Viewpoint: Deciphering the Second Amendment

Sam Stroozas, Staff Reporter

Growing up in the Midwest has its perks – unreal quantities of cheese, all four seasons, the best higher education programs and amazing cities. Yet, there are a few drawbacks to one state in particular – Wisconsin. Wisconsin is the 50/50 state. We are a swing state.  

Wisconsin has voted ‘blue’ up until the last presidential election when they turned ‘red.’  Some say this is because of Governor Walker and Speaker of the House Paul Ryan’s close ties to capitol hill and their own home state. To be frank, Wisconsin usually cannot make their mind up in most situations.  

I mention this theory because of the relationship Wisconsin has with the Second Amendment, 34.7 percent of Wisconsin citizens own at least one gun (CBS). The United States has seen a tragic amount of school shootings and things are not getting better, this is obvious. Despite the facts, I have had many conversations with peers at the University of Wisconsin – La Crosse campus who argue for the sake of our Second Amendment. More times than not I will hear someone claim, “You can’t take our guns! That goes against the Second Amendment.” Although I see the truthfulness in this statement, I see more manipulation.  

On the other hand, some students I discuss this issue with claim that there should have been harsher gun restrictions in place years ago. This argument is split on the UWL campus and even more-so statewide. If we decide to argue that our Second Amendment rights are being threatened, then it is time to decipher what exactly this amendment is, one that we idolize more than the lives of our youth. 

The Second Amendment states, “A well-regulated Militia, being necessary to the security of a free State, the right of the people to keep and bear Arms, shall not be infringed.” 

This document, written in an era where a musket could be fired two to three times per minute if operated perfectly, could never imagine the gun that Nicholas Cruz used in the Parkland High School shooting which had a rate of fire of about 600 rounds per minute, if used correctly (CBS).  

James Madison was the man to propose the Second Amendment on June 8, 1789. According to Politico Magazine, Madison did not care as much about individual rights of guns as much as gun extremists may believe, “There is not a single word about an individual right to a gun for self-defense or recreation in Madison’s notes from the Constitutional Convention. Nor was it mentioned, with a few scattered expectations, in the records of the ratification debates in the states. Nor did the U.S House of Representatives discuss the topic as it marked up the Bill of Rights.” 

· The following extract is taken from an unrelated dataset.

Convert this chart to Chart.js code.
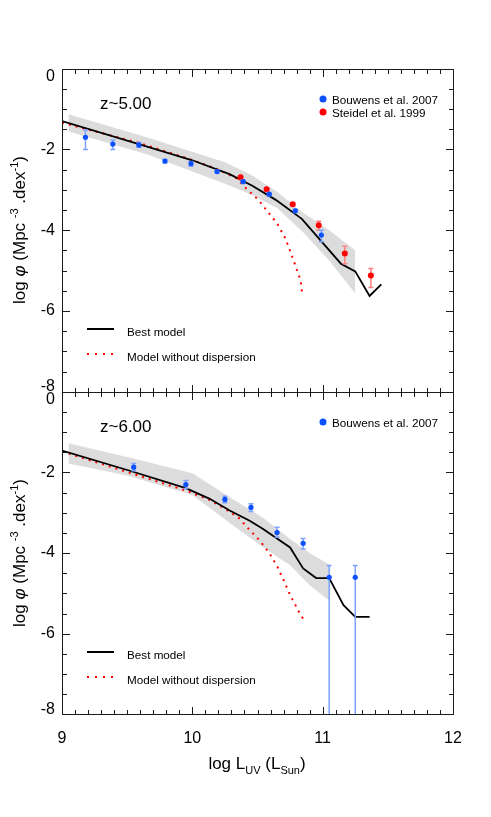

Madison added this amendment because of the militia, and the House of Representatives stood by it when they added, “A well-regulated militate is composed of a body of people” (Politico). 

State militias soon dissolved, and for two centuries, post-amendment, many individuals had guns. There was a catch though – there were gun laws in towns and states that controlled everything including where gunpowder could be stored and who could carry a weapon. Courts overwhelmingly upheld these restrictions (Politico).  

What many people are not aware of is that four times between 1876 and 1939, “…the U.S Supreme Court declined to rule that the Second Amendment protected individual gun ownership outside the context of the militia” (Politico). 

We have not always been this obsessed with guns. This is proof that America knew guns were dangerous long before we claimed to. These state and town laws were abided by for many years until the National Rifle Association came into play.  

The NRA rewrote the Second Amendment. It was not until the NRA supported so many of our capitalist agendas that we even deemed guns important. In 1975 Ronald Regan had an interview in Guns & Ammo magazine where he stated, “The Second Amendment is clear, or ought to be. It tappers to leave little if any leeway for the gun control advocate” (Politico).  

Soon after Regan was elected, the GOP claimed, “We believe the right of citizens to keep and bear arms must be preserved accordingly, we oppose federal registration of firearms” (Politico). This was the year that the NRA bestowed their very first presidential endorsement to gun-loving Regan and somehow the NRA entered the political sphere as a main contender.  

The Parkland shooting could have happened in Wisconsin just as easily as it could have happened in Florida. Madison State Journal quoted, “Comparisons of Wisconsin’s and Florida’s gun laws compiled by the National Rifle Association also show Wisconsin is more lenient in some areas. Florida, for instance, has a three-day waiting period for purchasing handguns. Wisconsin’s Republican governor and Republican-controlled Legislature ended the state’s two-day waiting period in 2015.” Since the year 2012, Governor Scott Walker has received $12,500 from NRA, and in 2015 Walker signed two laws to loosen gun laws in Wisconsin (CBS).  

We created loose laws in our beloved states and re-elected officials that took thousands of dollars from the NRA. We allowed our people to love the weapons they had easy access to. Americans did not always love guns, we taught them to. We taught them to wish for a gun for their birthday, and to wish for the power to kill.